>> start Task material
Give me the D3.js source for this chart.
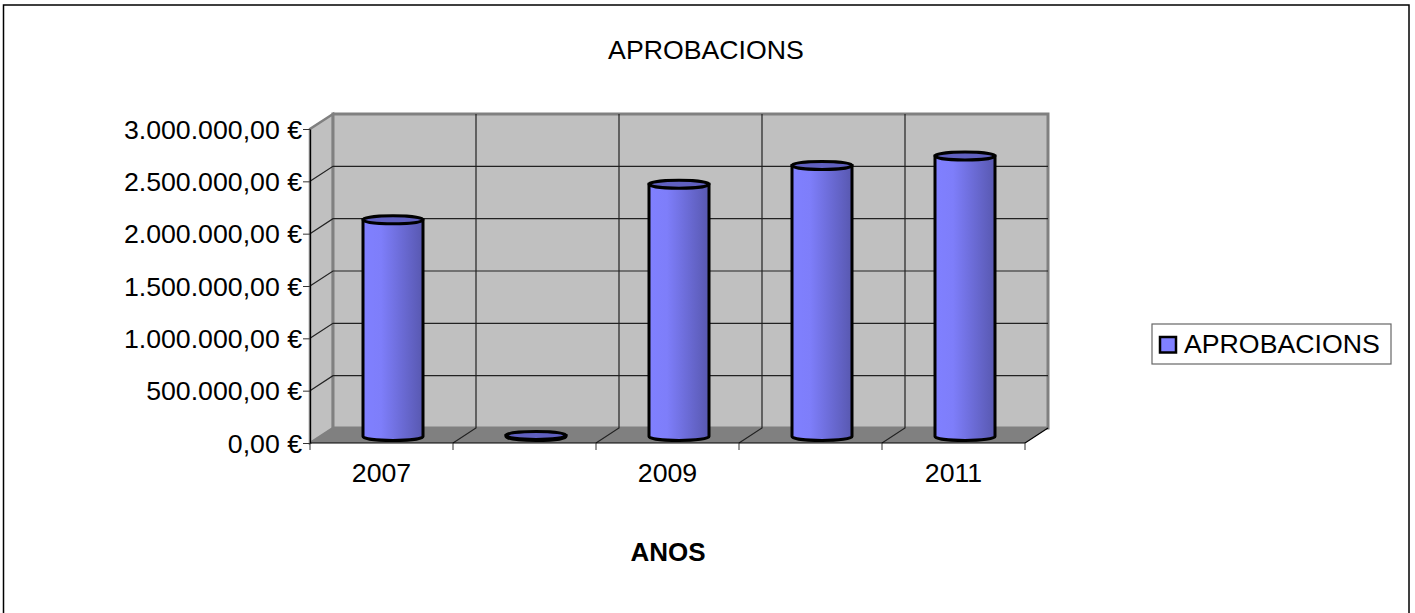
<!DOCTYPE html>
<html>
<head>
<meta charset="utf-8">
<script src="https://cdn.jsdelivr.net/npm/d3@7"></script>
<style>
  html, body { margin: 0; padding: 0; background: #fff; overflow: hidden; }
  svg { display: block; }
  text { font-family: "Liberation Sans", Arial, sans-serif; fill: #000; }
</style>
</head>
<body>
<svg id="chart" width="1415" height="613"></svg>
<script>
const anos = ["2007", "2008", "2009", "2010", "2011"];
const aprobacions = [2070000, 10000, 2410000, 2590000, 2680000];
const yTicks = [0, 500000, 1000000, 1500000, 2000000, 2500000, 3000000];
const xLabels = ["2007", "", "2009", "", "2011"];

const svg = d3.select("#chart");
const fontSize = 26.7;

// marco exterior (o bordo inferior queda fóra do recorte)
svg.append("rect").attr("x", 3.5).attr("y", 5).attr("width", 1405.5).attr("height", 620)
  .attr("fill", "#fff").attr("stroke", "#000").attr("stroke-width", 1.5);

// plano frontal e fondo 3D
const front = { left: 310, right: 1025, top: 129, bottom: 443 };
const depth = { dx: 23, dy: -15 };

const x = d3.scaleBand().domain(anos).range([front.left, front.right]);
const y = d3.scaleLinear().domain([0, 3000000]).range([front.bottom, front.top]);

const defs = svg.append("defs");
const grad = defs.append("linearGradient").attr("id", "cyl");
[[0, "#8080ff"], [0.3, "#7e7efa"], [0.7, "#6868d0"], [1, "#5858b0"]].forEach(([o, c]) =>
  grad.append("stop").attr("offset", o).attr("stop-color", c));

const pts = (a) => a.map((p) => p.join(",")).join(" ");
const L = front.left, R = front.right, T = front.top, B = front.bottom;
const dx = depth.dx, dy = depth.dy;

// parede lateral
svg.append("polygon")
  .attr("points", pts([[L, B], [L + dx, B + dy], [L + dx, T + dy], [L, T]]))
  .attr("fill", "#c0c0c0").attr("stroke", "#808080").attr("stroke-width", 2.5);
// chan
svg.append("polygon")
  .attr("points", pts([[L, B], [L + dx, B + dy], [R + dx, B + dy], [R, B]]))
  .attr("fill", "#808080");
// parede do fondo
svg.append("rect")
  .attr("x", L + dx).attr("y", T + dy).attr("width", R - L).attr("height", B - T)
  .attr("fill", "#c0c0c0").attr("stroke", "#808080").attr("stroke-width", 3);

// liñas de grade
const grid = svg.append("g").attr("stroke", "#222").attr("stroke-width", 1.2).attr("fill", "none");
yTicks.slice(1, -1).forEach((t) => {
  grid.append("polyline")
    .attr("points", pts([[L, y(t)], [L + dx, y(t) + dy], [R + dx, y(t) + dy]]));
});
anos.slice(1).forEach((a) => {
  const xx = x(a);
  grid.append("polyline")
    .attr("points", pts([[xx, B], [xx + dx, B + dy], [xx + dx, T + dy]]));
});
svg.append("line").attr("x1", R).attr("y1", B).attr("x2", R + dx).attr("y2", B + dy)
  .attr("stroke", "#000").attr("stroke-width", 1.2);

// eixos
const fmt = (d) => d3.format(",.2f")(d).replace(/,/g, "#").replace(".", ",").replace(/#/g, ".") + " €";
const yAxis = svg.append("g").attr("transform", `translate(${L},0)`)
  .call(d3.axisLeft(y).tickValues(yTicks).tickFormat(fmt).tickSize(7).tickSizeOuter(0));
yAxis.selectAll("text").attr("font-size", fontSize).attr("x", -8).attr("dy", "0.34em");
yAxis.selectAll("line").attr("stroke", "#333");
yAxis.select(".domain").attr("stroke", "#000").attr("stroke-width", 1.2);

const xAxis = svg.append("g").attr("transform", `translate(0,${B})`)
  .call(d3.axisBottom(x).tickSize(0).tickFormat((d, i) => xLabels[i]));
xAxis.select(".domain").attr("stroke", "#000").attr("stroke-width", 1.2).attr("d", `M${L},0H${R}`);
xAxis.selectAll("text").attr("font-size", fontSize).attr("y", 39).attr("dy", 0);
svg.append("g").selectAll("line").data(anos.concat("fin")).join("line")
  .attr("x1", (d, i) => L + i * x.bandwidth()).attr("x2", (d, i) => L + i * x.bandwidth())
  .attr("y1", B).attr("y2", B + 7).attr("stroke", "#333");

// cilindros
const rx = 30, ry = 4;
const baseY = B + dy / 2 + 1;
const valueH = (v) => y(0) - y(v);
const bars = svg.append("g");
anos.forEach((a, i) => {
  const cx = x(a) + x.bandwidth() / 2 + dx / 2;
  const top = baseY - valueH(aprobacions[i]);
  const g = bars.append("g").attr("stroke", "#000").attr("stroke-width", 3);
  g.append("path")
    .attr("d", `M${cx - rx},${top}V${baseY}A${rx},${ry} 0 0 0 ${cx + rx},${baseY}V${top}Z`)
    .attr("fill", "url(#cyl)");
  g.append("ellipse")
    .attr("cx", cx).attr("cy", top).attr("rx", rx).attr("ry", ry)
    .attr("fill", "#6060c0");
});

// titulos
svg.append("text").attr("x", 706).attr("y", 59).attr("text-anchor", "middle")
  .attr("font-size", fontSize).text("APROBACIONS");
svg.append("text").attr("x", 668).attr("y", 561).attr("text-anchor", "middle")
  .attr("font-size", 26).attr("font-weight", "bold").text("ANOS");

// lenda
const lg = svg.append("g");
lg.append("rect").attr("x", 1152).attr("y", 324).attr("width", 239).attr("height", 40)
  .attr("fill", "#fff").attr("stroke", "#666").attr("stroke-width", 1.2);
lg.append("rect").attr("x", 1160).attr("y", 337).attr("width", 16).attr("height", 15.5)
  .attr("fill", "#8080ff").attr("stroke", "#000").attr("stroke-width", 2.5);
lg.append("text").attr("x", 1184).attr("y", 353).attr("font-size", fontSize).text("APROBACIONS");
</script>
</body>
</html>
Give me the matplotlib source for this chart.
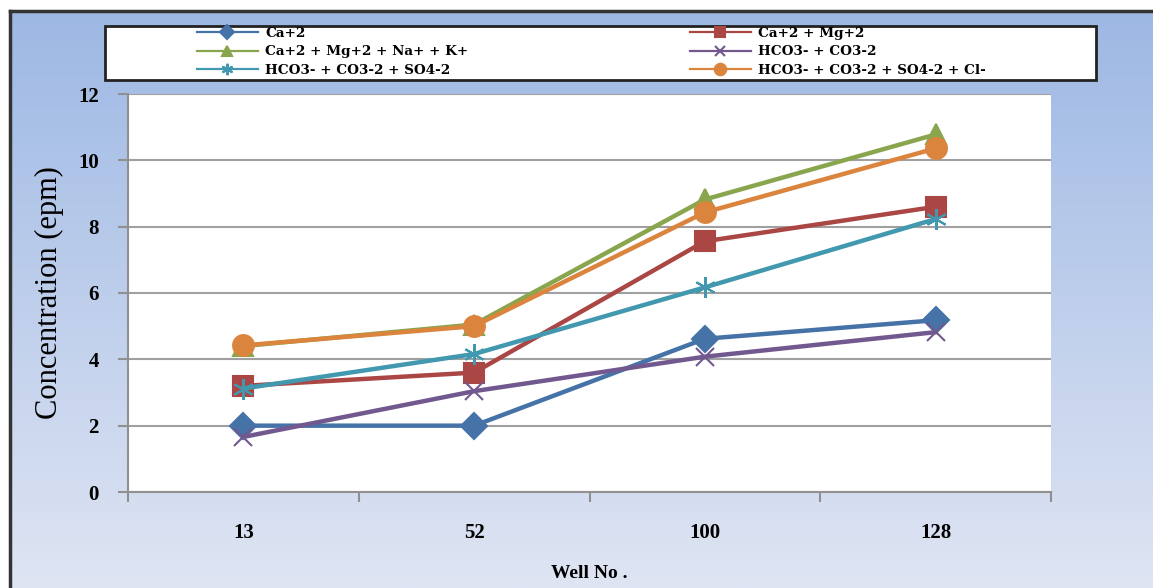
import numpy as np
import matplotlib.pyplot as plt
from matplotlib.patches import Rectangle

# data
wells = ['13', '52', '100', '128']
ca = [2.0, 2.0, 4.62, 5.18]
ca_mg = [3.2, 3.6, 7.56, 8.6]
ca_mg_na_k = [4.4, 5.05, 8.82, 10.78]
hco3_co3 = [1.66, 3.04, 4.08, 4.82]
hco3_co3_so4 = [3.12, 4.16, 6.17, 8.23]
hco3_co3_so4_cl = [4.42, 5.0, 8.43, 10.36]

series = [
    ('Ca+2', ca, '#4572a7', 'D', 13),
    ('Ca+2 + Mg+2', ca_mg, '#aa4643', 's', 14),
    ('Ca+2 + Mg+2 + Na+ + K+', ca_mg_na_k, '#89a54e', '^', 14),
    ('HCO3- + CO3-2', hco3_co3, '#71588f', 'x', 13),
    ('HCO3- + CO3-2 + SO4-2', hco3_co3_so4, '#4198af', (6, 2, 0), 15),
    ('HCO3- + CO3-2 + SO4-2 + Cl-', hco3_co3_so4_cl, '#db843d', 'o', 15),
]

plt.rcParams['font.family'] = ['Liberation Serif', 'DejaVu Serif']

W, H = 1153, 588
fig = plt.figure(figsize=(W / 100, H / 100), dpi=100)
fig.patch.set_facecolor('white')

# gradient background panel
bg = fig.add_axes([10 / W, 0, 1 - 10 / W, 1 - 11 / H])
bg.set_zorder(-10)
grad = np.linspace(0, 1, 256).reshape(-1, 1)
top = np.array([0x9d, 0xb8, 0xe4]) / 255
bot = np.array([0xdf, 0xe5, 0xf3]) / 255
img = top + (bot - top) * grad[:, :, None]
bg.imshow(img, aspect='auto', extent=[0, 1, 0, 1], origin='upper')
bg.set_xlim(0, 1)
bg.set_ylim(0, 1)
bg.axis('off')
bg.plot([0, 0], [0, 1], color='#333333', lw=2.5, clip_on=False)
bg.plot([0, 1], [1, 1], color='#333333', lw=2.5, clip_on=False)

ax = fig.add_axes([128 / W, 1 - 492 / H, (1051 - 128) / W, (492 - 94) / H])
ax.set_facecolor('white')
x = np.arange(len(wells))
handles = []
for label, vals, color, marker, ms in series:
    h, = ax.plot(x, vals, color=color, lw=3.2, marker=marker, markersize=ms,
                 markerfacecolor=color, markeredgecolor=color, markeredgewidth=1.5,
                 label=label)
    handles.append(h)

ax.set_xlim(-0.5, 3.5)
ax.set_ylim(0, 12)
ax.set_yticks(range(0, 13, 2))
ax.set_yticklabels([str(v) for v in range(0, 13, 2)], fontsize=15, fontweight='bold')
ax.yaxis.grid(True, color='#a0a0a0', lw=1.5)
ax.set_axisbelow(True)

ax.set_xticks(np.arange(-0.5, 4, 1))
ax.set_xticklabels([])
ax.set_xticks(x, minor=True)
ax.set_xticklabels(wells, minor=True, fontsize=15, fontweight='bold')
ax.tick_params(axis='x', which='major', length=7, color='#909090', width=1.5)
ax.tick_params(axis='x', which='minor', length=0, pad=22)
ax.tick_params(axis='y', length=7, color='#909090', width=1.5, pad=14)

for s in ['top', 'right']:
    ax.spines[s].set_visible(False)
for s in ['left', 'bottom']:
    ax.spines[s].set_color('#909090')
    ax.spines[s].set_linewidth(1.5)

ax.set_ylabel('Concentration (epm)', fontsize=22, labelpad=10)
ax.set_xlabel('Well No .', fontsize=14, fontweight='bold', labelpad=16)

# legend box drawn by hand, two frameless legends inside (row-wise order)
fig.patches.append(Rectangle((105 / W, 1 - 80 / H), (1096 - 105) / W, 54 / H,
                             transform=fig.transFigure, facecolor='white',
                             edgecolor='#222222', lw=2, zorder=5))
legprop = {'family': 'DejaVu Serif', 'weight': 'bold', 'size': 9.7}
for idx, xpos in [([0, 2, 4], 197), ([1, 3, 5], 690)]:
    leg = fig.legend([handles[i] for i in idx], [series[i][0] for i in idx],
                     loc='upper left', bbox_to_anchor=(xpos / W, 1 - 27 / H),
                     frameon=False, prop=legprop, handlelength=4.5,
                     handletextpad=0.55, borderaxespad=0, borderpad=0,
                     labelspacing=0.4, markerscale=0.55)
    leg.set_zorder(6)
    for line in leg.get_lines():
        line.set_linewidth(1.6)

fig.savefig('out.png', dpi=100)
>> end Task material
# Problem to solve:
Pictures do not belong in the copy. Repeat only the lines from the top of the records through the line containing "const fontSize = 26.7;".

# Task response:
Give me the D3.js source for this chart.
<!DOCTYPE html>
<html>
<head>
<meta charset="utf-8">
<script src="https://cdn.jsdelivr.net/npm/d3@7"></script>
<style>
  html, body { margin: 0; padding: 0; background: #fff; overflow: hidden; }
  svg { display: block; }
  text { font-family: "Liberation Sans", Arial, sans-serif; fill: #000; }
</style>
</head>
<body>
<svg id="chart" width="1415" height="613"></svg>
<script>
const anos = ["2007", "2008", "2009", "2010", "2011"];
const aprobacions = [2070000, 10000, 2410000, 2590000, 2680000];
const yTicks = [0, 500000, 1000000, 1500000, 2000000, 2500000, 3000000];
const xLabels = ["2007", "", "2009", "", "2011"];

const svg = d3.select("#chart");
const fontSize = 26.7;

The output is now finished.